When parents and teachers invest in comparing between children, the dividends are anger, jealousy, guilt, low self-concept, and years, if not decades, of unresolved feelings between siblings and also peers.
I was talking recently with a parent about his child who has a need for remedial support. In the mix of issues for this student, is low self-concept. I said to the father, “Your daughter has several struggles, but one of them is that she may be comparing herself to her older siblings – please do not compare your daughter to her older siblings”.
The father’s response was immediate and emphatic. He called his daughter into the room and said, “I never compare between my children. Never compare. You know that, don’t you?” He then turned to me and said, “Her older sister, for example, is brilliant! Amazing! My God, if you only knew how amazing her sister is! She is killing it at university, is focused and – my gosh! Absolutely amazing! I could talk for hours about how amazing her sister is. Anyway, I don’t compare and never would. This girl is different. She needs to be more disciplined…work harder – I am right, aren’t I, Sweetheart?”
His daughter looked down and was lost for words. Her face was flushed.
I changed the subject and spoke about what I would do to help his child sitting in front of us.
Later, I took him aside and told him that, in my opinion, what he had said was actually very damaging to his daughter because he did directly compare her with her older sister.

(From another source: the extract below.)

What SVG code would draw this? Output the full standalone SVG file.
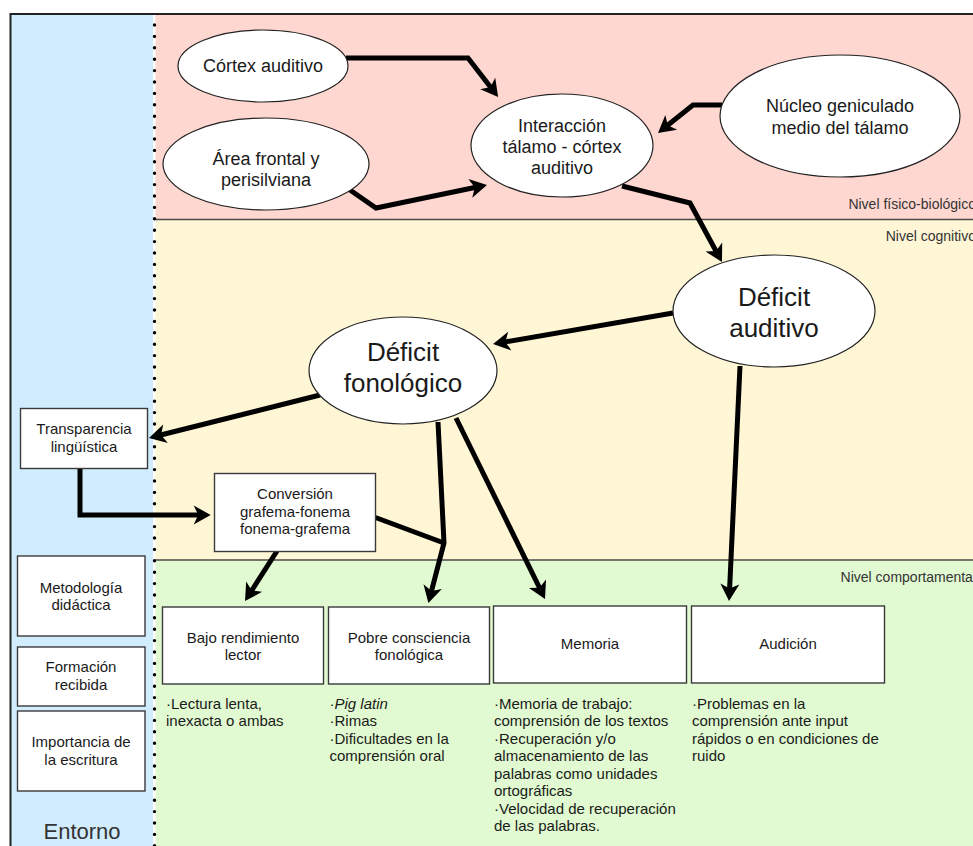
<svg xmlns="http://www.w3.org/2000/svg" width="973" height="846" viewBox="0 0 973 846">
  <style>
    text { font-family: "Liberation Sans", Arial, Helvetica, sans-serif; fill: #1a1a1a; }
    .ell { fill: #ffffff; stroke: #222222; stroke-width: 1.2; }
    .box { fill: #ffffff; stroke: #3a3a3a; stroke-width: 1.4; }
    .t18 { font-size: 18px; text-anchor: middle; }
    .t26 { font-size: 26px; text-anchor: middle; }
    .t15 { font-size: 15px; text-anchor: middle; }
    .note { font-size: 15px; }
    .level { font-size: 14px; text-anchor: end; fill: #333333; }
    .conn { fill: none; stroke: #000000; stroke-width: 5; stroke-linejoin: miter; }
    .arr { marker-end: url(#arrow); }
  </style>
  <defs>
    <marker id="arrow" markerUnits="userSpaceOnUse" orient="auto" markerWidth="30" markerHeight="30" viewBox="-15 -15 30 30" refX="0" refY="0" overflow="visible">
      <path d="M10,0 L-7,-9.5 L-2.5,0 L-7,9.5 Z" fill="#000000"/>
    </marker>
  </defs>

  <!-- background panels -->
  <g id="background">
    <rect x="0" y="0" width="973" height="846" fill="#ffffff"/>
    <rect x="10" y="13" width="143" height="840" fill="#d1ecfd"/>
    <rect x="155.5" y="13" width="820" height="206.5" fill="#ffd7d1"/>
    <rect x="155.5" y="219.5" width="820" height="340.5" fill="#fff6d6"/>
    <rect x="155.5" y="560" width="820" height="290" fill="#e1fad1"/>
    <line x1="155.5" y1="219.5" x2="980" y2="219.5" stroke="#4a4a4a" stroke-width="1.5"/>
    <line x1="155.5" y1="560" x2="980" y2="560" stroke="#4a4a4a" stroke-width="1.5"/>
    <path d="M10.5,850 L10.5,14 L980,14" fill="none" stroke="#222222" stroke-width="2"/>
    <line x1="154.5" y1="25" x2="154.5" y2="846" stroke="#000000" stroke-width="3.4" stroke-linecap="round" stroke-dasharray="0 11.4"/>
    <text class="level" x="976" y="209">Nivel físico-biológico</text>
    <text class="level" x="976" y="241">Nivel cognitivo</text>
    <text class="level" x="976" y="582">Nivel comportamental</text>
    <text x="82" y="839" style="font-size:22px;text-anchor:middle;fill:#333333">Entorno</text>
  </g>

  <!-- connectors -->
  <g id="connectors">
    <path class="conn arr" d="M346,58 L468,58 L492,89"/>
    <path class="conn arr" d="M350,190 L376,208 L477.2,187"/>
    <path class="conn arr" d="M722,105 L693,105 L665.8,126.8"/>
    <path class="conn arr" d="M622,186 L690,203 L717.2,253.2"/>
    <path class="conn arr" d="M673,313 L502.9,342.3"/>
    <path class="conn arr" d="M740,366 L729.5,591"/>
    <path class="conn arr" d="M320,395 L158.7,435.5"/>
    <path class="conn arr" d="M80,468 L80,515 L200.7,515"/>
    <path class="conn arr" d="M438,422 L444,543 L430.9,593.3"/>
    <path class="conn" d="M375.5,517.5 L444,543"/>
    <path class="conn arr" d="M277,551 L250.4,592.6"/>
    <path class="conn arr" d="M456,418 L540.6,590"/>
  </g>

  <!-- physical-biological level -->
  <g id="cortex-auditivo">
    <ellipse class="ell" cx="263" cy="66" rx="85" ry="36"/>
    <text class="t18" x="263" y="71.5">Córtex auditivo</text>
  </g>
  <g id="area-frontal">
    <ellipse class="ell" cx="266" cy="164" rx="103" ry="46"/>
    <text class="t18" x="266" y="165">Área frontal y</text>
    <text class="t18" x="266" y="185.5">perisilviana</text>
  </g>
  <g id="interaccion">
    <ellipse class="ell" cx="562" cy="145.5" rx="91" ry="51.5"/>
    <text class="t18" x="562" y="131.5">Interacción</text>
    <text class="t18" x="562" y="153">tálamo - córtex</text>
    <text class="t18" x="562" y="173.5">auditivo</text>
  </g>
  <g id="nucleo-geniculado">
    <ellipse class="ell" cx="840" cy="116" rx="120" ry="61"/>
    <text class="t18" x="840" y="112">Núcleo geniculado</text>
    <text class="t18" x="840" y="134">medio del tálamo</text>
  </g>

  <!-- cognitive level -->
  <g id="deficit-auditivo">
    <ellipse class="ell" cx="774" cy="311" rx="101" ry="56"/>
    <text class="t26" x="774" y="306">Déficit</text>
    <text class="t26" x="774" y="337">auditivo</text>
  </g>
  <g id="deficit-fonologico">
    <ellipse class="ell" cx="403" cy="370.5" rx="94" ry="53.5"/>
    <text class="t26" x="403" y="361">Déficit</text>
    <text class="t26" x="403" y="392">fonológico</text>
  </g>
  <g id="conversion">
    <rect class="box" x="214.5" y="473.5" width="161" height="78"/>
    <text class="t15" x="295" y="498.5">Conversión</text>
    <text class="t15" x="295" y="516.5">grafema-fonema</text>
    <text class="t15" x="295" y="534">fonema-grafema</text>
  </g>

  <!-- environment -->
  <g id="transparencia">
    <rect class="box" x="20.5" y="408.5" width="127" height="60"/>
    <text class="t15" x="84" y="434">Transparencia</text>
    <text class="t15" x="84" y="451.5">lingüística</text>
  </g>
  <g id="metodologia">
    <rect class="box" x="17.5" y="556" width="127.5" height="80"/>
    <text class="t15" x="81" y="592.5">Metodología</text>
    <text class="t15" x="81" y="609.5">didáctica</text>
  </g>
  <g id="formacion">
    <rect class="box" x="17.5" y="647" width="127.5" height="59"/>
    <text class="t15" x="81" y="672">Formación</text>
    <text class="t15" x="81" y="689.5">recibida</text>
  </g>
  <g id="importancia">
    <rect class="box" x="17.5" y="711" width="127.5" height="80"/>
    <text class="t15" x="81" y="747">Importancia de</text>
    <text class="t15" x="81" y="764.5">la escritura</text>
  </g>

  <!-- behavioural level -->
  <g id="bajo-rendimiento">
    <rect class="box" x="162.5" y="607" width="161" height="77"/>
    <text class="t15" x="243" y="642.5">Bajo rendimiento</text>
    <text class="t15" x="243" y="660">lector</text>
    <text class="note" x="166" y="708.5">·Lectura lenta,</text>
    <text class="note" x="166" y="726">inexacta o ambas</text>
  </g>
  <g id="pobre-consciencia">
    <rect class="box" x="328.5" y="607" width="161" height="77"/>
    <text class="t15" x="409" y="642.5">Pobre consciencia</text>
    <text class="t15" x="409" y="660">fonológica</text>
    <text class="note" x="329.5" y="708.5" font-style="italic">·Pig latin</text>
    <text class="note" x="329.5" y="726">·Rimas</text>
    <text class="note" x="329.5" y="743.5">·Dificultades en la</text>
    <text class="note" x="329.5" y="761">comprensión oral</text>
  </g>
  <g id="memoria">
    <rect class="box" x="493.5" y="606" width="193" height="77"/>
    <text class="t15" x="590" y="649">Memoria</text>
    <text class="note" x="494" y="708.5">·Memoria de trabajo:</text>
    <text class="note" x="494" y="726">comprensión de los textos</text>
    <text class="note" x="494" y="743.5">·Recuperación y/o</text>
    <text class="note" x="494" y="761">almacenamiento de las</text>
    <text class="note" x="494" y="778.5">palabras como unidades</text>
    <text class="note" x="494" y="796">ortográficas</text>
    <text class="note" x="494" y="813.5">·Velocidad de recuperación</text>
    <text class="note" x="494" y="831">de las palabras.</text>
  </g>
  <g id="audicion">
    <rect class="box" x="691.5" y="606" width="193" height="77"/>
    <text class="t15" x="788" y="649">Audición</text>
    <text class="note" x="692" y="708.5">·Problemas en la</text>
    <text class="note" x="692" y="726">comprensión ante input</text>
    <text class="note" x="692" y="743.5">rápidos o en condiciones de</text>
    <text class="note" x="692" y="761">ruido</text>
  </g>
</svg>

He looked at me quizzically. He then argued that he did not compare and never would. I had to point out that comparison can be subtle. That by praising one child in the presence on another, the effect on the unpraised, unrecognised child can be very negative. That vociferous support and acknowledgement of an older child can make a younger child feel unworthy, particularly if they are not succeeding in similar areas of endeavor that the parent, or teacher, clearly and overtly values. In law, an omission can be as grave as an act.
Parents and teachers often ‘distinguish’ between siblings, and in so doing cause problems between them. The obedient child is often closer to the parents and will be lauded for doing what the parents want – even at cost of their own self. It may take years for the obedient ‘parent pleaser’ or ‘teacher pleaser’ to find themselves, if they opt to know themselves outside of the locus or definition of parental expectations.
The ‘mis-fitting’ child will generally be misunderstood and feel out of place. In craving a place, or to be recognised and known, such a child may rebel, further compounding the differences between that child and their siblings. Energised by anger, the unpraised child may seek validation in risk-taking and anti-social behaviour. Intervention, even if corrective or coercive, is at least attention. Sadly for families who may never actually realise it, the ‘mis-fit’ if accommodated and understood, can actually be the change agent that grows the whole family up, makes it more open, adaptable and resilient. However, this would require a redefinition of what is valued, especially if the locus is obedience and academic success as measured by outside standards and grades.
It is common for people to say they never compare. Like the father mentioned earlier, they conflate their innate love for their child with everything they do and say being motivated by love. Alas, this is not the perception of the child. The child hears inconsistency, and judgement. They perceive the parent’s disappointment, despite the parent’s reassurances. They never feel good enough.
Schools too compare between children, partly because the nature of assessment compels a system of ranking that is premised on comparisons between students. Schools are directed by educational authorities to not only rank students against one another, but also to ensure the gaps between students reflect their relative academic strengths.
Accordingly, a student who writes an excellent piece may score 20 out of 25 because others did better. That the child is battling a learning disability and still feeling the loss of his grandfather, is not considered. That he works to his best capacity, is academically honest, has learned how to learn, and takes his academic studies seriously, is not conveyed in this system of ranking.
The ranking system frustrates and obfuscates. It makes young people wary of others and forces them to value themselves in comparison to their peers and colleagues. This can turn a safe space between friends into a competitive space where there are winners and losers. There is only room on the dais for one winner and these days the ‘winner’ will speak of humility whilst broadcasting ‘success’ on every available social media outlet. This literally amplifies the differences between those who are ‘successful’ and those who are not.
It is incumbent on parents and educators to value all children for their innate abilities and to avoid, overtly and covertly, comparing between them.